> _Exercise prompt_: Only the pictures are omitted; repeat all other data exactly.

> _Given information_:
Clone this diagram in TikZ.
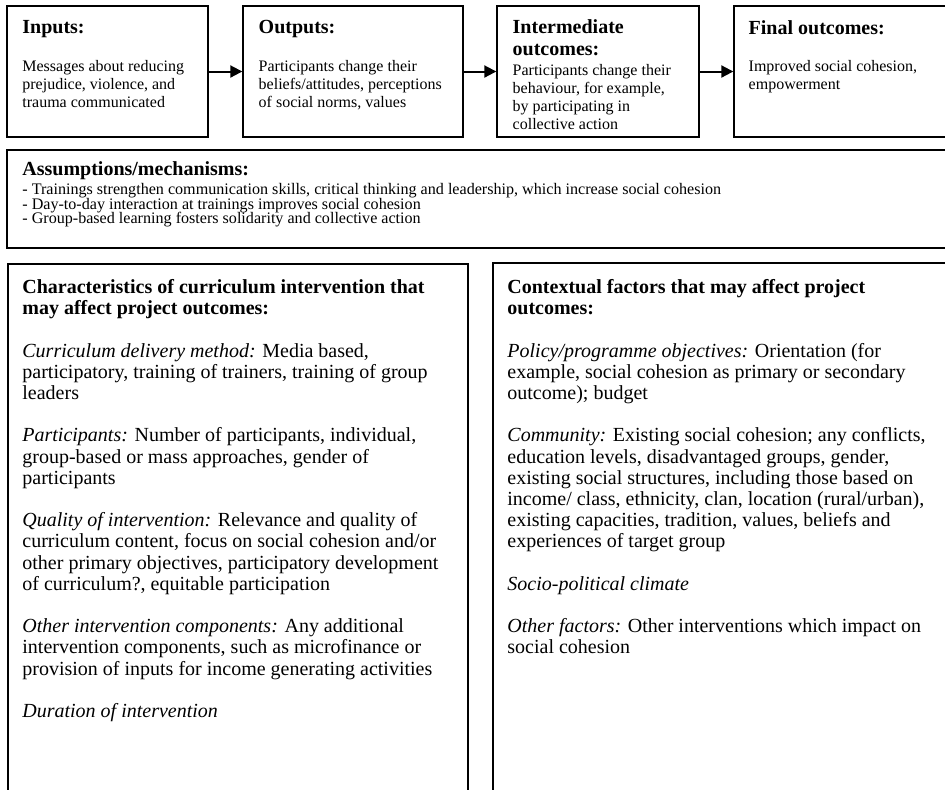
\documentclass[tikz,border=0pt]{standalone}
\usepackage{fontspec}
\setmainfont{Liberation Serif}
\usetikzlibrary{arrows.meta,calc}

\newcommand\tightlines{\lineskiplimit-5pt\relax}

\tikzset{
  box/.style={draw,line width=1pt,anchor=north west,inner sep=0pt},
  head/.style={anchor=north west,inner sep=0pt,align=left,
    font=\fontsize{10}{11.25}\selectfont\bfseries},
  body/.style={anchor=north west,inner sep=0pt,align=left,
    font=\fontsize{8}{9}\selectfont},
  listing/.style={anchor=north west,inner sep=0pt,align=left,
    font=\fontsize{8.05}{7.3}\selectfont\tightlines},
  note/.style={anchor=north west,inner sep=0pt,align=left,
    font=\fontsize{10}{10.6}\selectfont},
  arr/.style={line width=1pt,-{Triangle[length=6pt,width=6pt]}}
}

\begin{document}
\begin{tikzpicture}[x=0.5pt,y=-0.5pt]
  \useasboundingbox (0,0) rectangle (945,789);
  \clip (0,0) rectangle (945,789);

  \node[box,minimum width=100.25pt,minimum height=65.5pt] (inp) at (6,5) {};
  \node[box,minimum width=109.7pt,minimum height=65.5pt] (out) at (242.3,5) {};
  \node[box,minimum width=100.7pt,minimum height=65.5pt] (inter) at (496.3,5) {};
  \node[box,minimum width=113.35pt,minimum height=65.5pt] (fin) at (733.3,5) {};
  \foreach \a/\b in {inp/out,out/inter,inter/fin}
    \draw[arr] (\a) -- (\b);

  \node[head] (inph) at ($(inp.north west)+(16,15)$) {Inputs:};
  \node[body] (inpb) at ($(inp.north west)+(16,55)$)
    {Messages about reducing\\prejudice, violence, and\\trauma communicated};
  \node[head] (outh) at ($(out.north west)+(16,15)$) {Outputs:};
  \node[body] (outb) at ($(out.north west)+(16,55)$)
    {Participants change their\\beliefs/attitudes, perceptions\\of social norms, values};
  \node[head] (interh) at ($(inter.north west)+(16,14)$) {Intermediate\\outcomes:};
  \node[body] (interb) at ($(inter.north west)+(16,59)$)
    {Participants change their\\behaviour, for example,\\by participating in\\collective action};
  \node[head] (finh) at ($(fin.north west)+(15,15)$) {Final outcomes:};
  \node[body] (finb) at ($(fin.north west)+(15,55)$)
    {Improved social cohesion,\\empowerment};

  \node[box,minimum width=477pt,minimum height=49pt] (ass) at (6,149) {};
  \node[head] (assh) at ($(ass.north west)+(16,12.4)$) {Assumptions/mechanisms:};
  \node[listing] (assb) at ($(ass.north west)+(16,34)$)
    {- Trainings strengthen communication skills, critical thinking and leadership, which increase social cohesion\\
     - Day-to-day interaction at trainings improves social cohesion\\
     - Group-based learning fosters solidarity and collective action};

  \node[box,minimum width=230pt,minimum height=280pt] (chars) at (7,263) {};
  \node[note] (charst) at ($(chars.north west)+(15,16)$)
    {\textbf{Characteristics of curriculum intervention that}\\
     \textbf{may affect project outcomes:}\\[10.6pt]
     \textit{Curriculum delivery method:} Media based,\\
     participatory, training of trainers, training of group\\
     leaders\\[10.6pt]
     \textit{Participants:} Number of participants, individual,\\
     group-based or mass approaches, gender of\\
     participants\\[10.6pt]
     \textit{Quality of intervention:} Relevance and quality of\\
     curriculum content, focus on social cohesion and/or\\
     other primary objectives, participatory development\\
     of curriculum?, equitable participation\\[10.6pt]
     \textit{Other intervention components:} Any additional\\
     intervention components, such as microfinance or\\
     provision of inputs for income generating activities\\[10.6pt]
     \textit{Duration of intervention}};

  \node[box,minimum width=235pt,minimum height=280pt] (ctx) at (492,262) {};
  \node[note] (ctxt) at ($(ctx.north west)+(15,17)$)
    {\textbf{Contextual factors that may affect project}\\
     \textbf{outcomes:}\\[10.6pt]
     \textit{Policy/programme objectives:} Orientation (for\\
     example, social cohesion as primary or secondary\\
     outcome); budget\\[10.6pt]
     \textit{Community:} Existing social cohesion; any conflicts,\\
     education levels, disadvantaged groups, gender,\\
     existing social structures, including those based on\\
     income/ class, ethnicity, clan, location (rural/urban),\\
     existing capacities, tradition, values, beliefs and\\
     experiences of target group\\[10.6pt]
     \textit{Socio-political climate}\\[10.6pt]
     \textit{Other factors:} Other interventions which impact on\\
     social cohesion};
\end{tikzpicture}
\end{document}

> _Exercise response_:
Clone this diagram in TikZ.
\documentclass[tikz,border=0pt]{standalone}
\usepackage{fontspec}
\setmainfont{Liberation Serif}
\usetikzlibrary{arrows.meta,calc}

\newcommand\tightlines{\lineskiplimit-5pt\relax}

\tikzset{
  box/.style={draw,line width=1pt,anchor=north west,inner sep=0pt},
  head/.style={anchor=north west,inner sep=0pt,align=left,
    font=\fontsize{10}{11.25}\selectfont\bfseries},
  body/.style={anchor=north west,inner sep=0pt,align=left,
    font=\fontsize{8}{9}\selectfont},
  listing/.style={anchor=north west,inner sep=0pt,align=left,
    font=\fontsize{8.05}{7.3}\selectfont\tightlines},
  note/.style={anchor=north west,inner sep=0pt,align=left,
    font=\fontsize{10}{10.6}\selectfont},
  arr/.style={line width=1pt,-{Triangle[length=6pt,width=6pt]}}
}

\begin{document}
\begin{tikzpicture}[x=0.5pt,y=-0.5pt]
  \useasboundingbox (0,0) rectangle (945,789);
  \clip (0,0) rectangle (945,789);

  \node[box,minimum width=100.25pt,minimum height=65.5pt] (inp) at (6,5) {};
  \node[box,minimum width=109.7pt,minimum height=65.5pt] (out) at (242.3,5) {};
  \node[box,minimum width=100.7pt,minimum height=65.5pt] (inter) at (496.3,5) {};
  \node[box,minimum width=113.35pt,minimum height=65.5pt] (fin) at (733.3,5) {};
  \foreach \a/\b in {inp/out,out/inter,inter/fin}
    \draw[arr] (\a) -- (\b);

  \node[head] (inph) at ($(inp.north west)+(16,15)$) {Inputs:};
  \node[body] (inpb) at ($(inp.north west)+(16,55)$)
    {Messages about reducing\\prejudice, violence, and\\trauma communicated};
  \node[head] (outh) at ($(out.north west)+(16,15)$) {Outputs:};
  \node[body] (outb) at ($(out.north west)+(16,55)$)
    {Participants change their\\beliefs/attitudes, perceptions\\of social norms, values};
  \node[head] (interh) at ($(inter.north west)+(16,14)$) {Intermediate\\outcomes:};
  \node[body] (interb) at ($(inter.north west)+(16,59)$)
    {Participants change their\\behaviour, for example,\\by participating in\\collective action};
  \node[head] (finh) at ($(fin.north west)+(15,15)$) {Final outcomes:};
  \node[body] (finb) at ($(fin.north west)+(15,55)$)
    {Improved social cohesion,\\empowerment};

  \node[box,minimum width=477pt,minimum height=49pt] (ass) at (6,149) {};
  \node[head] (assh) at ($(ass.north west)+(16,12.4)$) {Assumptions/mechanisms:};
  \node[listing] (assb) at ($(ass.north west)+(16,34)$)
    {- Trainings strengthen communication skills, critical thinking and leadership, which increase social cohesion\\
     - Day-to-day interaction at trainings improves social cohesion\\
     - Group-based learning fosters solidarity and collective action};

  \node[box,minimum width=230pt,minimum height=280pt] (chars) at (7,263) {};
  \node[note] (charst) at ($(chars.north west)+(15,16)$)
    {\textbf{Characteristics of curriculum intervention that}\\
     \textbf{may affect project outcomes:}\\[10.6pt]
     \textit{Curriculum delivery method:} Media based,\\
     participatory, training of trainers, training of group\\
     leaders\\[10.6pt]
     \textit{Participants:} Number of participants, individual,\\
     group-based or mass approaches, gender of\\
     participants\\[10.6pt]
     \textit{Quality of intervention:} Relevance and quality of\\
     curriculum content, focus on social cohesion and/or\\
     other primary objectives, participatory development\\
     of curriculum?, equitable participation\\[10.6pt]
     \textit{Other intervention components:} Any additional\\
     intervention components, such as microfinance or\\
     provision of inputs for income generating activities\\[10.6pt]
     \textit{Duration of intervention}};

  \node[box,minimum width=235pt,minimum height=280pt] (ctx) at (492,262) {};
  \node[note] (ctxt) at ($(ctx.north west)+(15,17)$)
    {\textbf{Contextual factors that may affect project}\\
     \textbf{outcomes:}\\[10.6pt]
     \textit{Policy/programme objectives:} Orientation (for\\
     example, social cohesion as primary or secondary\\
     outcome); budget\\[10.6pt]
     \textit{Community:} Existing social cohesion; any conflicts,\\
     education levels, disadvantaged groups, gender,\\
     existing social structures, including those based on\\
     income/ class, ethnicity, clan, location (rural/urban),\\
     existing capacities, tradition, values, beliefs and\\
     experiences of target group\\[10.6pt]
     \textit{Socio-political climate}\\[10.6pt]
     \textit{Other factors:} Other interventions which impact on\\
     social cohesion};
\end{tikzpicture}
\end{document}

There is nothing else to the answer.